It's definitely soup time, even though today was rather balmy. My procedure with soup is to first take a package of chicken from the freezer and let it defrost in the fridge. I keep ziploc bags filled with chicken parts in the freezer to make stock. Lately it's been whole legs, so the meat somehow gets used up too, whether it's in the soup or not. The other day I made chicken pot pie empanadas with the left over chicken.
When the chicken is defrosted I make stock, usually first thing in the morning, so by afternoon it's cool. I strain it and then clean the chicken from the bones. It's a leisurely routine when you can do it here and there between reading The World's Funniest Storybook Ever and singing Airplane of Food for the billionth time.
I saw this recipe for Rustic Spinach and Cornmeal Soup in Bon Appetit and was struck by its amazing simplicity and genius.

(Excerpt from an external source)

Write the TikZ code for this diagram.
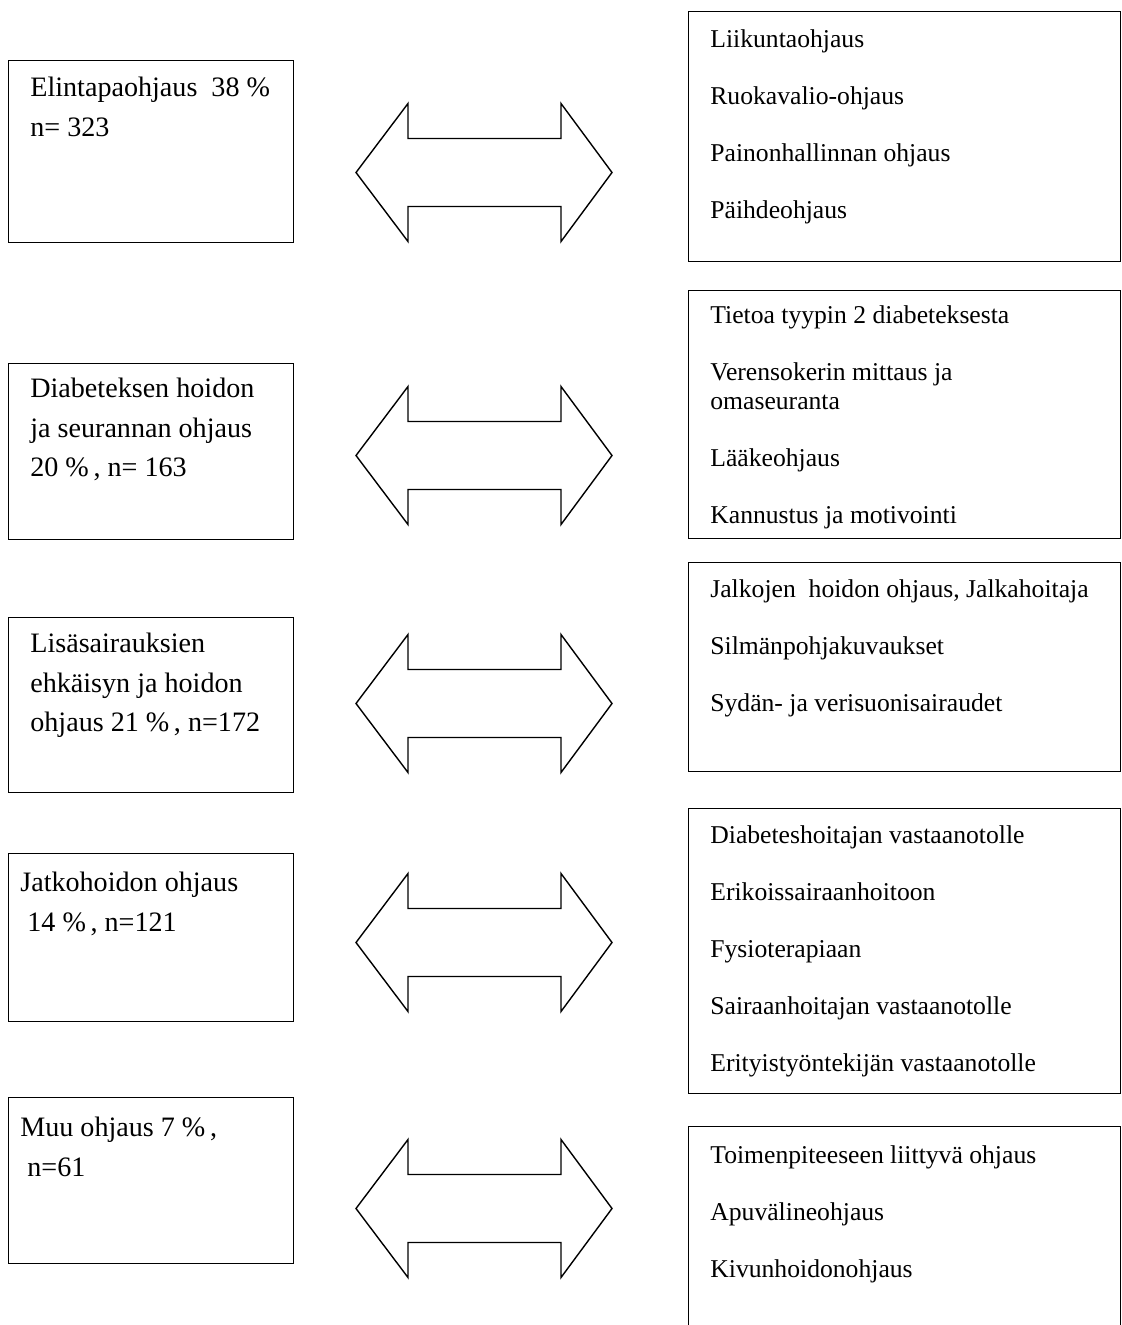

I like Lidia Bastianich, and I always love what she cooks. My mother-in-law loves watching her because she's "soothing." I totally understand that. She is. And what she cooks is, too. Do you love polenta? I love polenta but it takes some babying. This is a great way to enjoy it in a short amount of time.
Not having an ingredient on hand is never an issue, only a boon! I had no spinach, but I had just roasted off a tray of the last of the tomato harvest. Into the soup it went. Topped with some basil from the garden, and dinner was served. It was so incredibly delicious: creamy and thick, tomato-y and tangy. An teensy bowl was leftover, and it congealed in the fridge. I fried it up in slices for breakfast with some eggs.